Once your abstraction starts capturing domain rules (e.g., complex permissions or concurrency details), rewriting all that logic in a mock’s lambda can get messy. A robust fake that implements this logic (e.g., an in-memory model of your real system) might be clearer and more maintainable in the long run.

Team preferences also play a role - some developers may find that a dedicated FakeFilesystem makes the intent of tests clearer, especially for newcomers who can immediately understand its purpose. Ultimately, context is everything - while mocks can keep tests simple and quick to write, more complex domain problems may benefit from a more robust, reusable fake, but necessity to have one might be considered a code smell itself.

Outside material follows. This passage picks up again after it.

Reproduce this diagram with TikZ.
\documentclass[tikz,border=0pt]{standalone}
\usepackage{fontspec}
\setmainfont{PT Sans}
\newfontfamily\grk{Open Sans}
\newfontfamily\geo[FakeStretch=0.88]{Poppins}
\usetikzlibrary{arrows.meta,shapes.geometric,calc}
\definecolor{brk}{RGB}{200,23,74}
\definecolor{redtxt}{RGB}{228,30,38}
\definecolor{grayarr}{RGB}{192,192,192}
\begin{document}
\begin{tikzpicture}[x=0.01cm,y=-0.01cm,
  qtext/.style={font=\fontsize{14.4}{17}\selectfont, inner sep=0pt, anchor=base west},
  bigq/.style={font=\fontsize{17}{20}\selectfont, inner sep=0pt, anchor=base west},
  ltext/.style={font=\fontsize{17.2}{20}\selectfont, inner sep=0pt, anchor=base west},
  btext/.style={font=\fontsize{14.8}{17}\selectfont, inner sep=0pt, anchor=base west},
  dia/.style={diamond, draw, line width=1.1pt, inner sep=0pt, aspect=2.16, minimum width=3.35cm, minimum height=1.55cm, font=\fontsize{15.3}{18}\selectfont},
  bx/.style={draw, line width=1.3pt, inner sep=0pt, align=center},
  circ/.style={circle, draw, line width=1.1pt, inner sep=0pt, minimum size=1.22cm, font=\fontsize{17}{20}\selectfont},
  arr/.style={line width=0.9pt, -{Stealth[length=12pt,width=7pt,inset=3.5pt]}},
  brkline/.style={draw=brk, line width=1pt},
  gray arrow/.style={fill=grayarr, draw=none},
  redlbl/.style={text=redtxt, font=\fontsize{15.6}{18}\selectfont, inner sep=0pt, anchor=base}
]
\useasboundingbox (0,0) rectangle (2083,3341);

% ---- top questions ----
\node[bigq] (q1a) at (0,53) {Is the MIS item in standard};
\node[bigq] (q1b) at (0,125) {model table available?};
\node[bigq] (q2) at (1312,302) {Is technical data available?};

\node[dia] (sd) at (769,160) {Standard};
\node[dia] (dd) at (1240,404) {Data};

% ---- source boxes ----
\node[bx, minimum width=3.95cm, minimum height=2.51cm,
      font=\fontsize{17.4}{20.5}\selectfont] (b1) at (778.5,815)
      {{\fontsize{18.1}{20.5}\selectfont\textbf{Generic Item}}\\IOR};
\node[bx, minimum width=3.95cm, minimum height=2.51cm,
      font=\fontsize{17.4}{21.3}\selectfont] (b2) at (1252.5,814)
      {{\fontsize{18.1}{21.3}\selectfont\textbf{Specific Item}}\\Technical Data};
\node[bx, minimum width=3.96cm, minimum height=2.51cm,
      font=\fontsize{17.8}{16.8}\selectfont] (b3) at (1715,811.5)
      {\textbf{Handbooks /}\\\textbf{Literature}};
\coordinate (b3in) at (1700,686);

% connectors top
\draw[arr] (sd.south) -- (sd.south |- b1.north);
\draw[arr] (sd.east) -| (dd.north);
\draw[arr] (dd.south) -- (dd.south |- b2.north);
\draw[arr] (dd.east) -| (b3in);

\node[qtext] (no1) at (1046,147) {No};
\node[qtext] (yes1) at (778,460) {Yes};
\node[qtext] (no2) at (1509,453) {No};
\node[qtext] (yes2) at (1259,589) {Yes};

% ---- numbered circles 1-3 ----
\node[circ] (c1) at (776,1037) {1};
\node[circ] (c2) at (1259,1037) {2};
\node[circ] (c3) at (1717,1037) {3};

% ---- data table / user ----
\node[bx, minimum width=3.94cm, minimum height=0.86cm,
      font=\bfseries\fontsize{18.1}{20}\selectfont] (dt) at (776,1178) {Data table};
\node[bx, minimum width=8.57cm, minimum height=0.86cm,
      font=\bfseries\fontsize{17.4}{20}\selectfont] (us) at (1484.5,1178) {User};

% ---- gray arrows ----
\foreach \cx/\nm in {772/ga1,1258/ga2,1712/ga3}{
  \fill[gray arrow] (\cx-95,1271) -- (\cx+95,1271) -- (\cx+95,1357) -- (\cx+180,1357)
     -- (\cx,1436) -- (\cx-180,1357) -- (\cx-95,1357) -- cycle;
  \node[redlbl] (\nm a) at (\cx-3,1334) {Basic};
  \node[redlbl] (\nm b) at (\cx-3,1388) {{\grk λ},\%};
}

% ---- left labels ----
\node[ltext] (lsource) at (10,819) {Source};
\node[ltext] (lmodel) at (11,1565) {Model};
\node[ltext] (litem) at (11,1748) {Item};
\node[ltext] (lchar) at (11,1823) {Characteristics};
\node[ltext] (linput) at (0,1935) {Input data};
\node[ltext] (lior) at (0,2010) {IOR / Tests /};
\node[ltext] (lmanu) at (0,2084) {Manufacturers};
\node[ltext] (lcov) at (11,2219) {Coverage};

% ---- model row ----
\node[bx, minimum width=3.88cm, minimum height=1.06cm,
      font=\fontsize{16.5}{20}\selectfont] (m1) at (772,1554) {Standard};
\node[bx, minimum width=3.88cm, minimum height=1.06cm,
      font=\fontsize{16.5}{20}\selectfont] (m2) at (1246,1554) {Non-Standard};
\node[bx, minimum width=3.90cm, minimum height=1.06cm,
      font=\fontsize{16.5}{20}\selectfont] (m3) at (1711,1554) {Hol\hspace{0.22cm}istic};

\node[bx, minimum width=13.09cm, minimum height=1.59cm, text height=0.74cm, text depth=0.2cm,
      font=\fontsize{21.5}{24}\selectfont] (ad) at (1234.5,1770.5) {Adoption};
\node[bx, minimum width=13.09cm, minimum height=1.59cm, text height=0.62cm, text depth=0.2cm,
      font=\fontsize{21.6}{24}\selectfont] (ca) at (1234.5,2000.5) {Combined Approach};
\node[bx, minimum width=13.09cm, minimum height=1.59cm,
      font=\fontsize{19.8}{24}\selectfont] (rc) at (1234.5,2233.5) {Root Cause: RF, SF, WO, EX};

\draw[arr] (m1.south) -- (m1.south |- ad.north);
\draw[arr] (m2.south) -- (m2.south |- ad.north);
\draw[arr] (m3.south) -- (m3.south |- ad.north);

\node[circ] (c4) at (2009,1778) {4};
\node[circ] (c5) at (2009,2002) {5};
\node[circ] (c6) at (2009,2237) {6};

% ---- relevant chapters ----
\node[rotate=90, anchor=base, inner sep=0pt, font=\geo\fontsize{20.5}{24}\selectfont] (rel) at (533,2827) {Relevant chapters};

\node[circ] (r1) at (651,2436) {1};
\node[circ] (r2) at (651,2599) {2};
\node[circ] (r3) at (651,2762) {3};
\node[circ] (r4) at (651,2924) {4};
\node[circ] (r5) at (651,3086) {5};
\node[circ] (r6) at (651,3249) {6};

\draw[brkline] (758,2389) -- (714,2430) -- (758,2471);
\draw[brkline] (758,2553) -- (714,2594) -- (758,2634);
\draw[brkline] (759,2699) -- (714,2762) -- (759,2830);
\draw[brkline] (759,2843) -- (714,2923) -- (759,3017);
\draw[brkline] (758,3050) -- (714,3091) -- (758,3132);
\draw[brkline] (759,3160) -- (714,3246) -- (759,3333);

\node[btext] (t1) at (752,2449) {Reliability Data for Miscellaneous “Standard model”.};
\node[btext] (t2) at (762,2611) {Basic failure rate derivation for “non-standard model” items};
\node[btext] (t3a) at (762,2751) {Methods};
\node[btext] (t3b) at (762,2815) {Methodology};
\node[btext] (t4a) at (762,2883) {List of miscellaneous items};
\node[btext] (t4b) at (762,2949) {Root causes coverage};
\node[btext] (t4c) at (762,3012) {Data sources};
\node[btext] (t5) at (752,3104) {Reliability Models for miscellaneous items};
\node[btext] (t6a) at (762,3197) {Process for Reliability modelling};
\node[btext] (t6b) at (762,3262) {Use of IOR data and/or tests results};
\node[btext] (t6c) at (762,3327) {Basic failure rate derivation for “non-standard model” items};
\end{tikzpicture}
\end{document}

No One-Size-Fits-All Approach

There’s no one-size-fits-all approach to testing. Some teams prefer a purely mock-driven, London-style approach for speed and isolation, while others favor fewer mocks and deeper integration tests (classical TDD). The ‘right’ approach depends on your domain, codebase size, and performance constraints.

One of the things I appreciate most about Harry Percival and Bob Gregory’s work is how they don’t just present rigid rules but instead encourage thoughtful decision-making. Their discussion on coupling and abstractions isn’t about banning mocks altogether but about helping developers make better choices for long-term maintainability. Mocks function like a Swiss Army knife: they can be misused in ways that create confusion, but when applied thoughtfully within a well-structured design, they are a perfectly valid tool. In many cases, they offer the simplest and most efficient way to keep tests clean and maintainable. Before investing in a fully developed fake class, it’s worth considering whether a single, well-defined mock—perhaps wrapped in a Pytest fixture—can achieve the same goal with less complexity.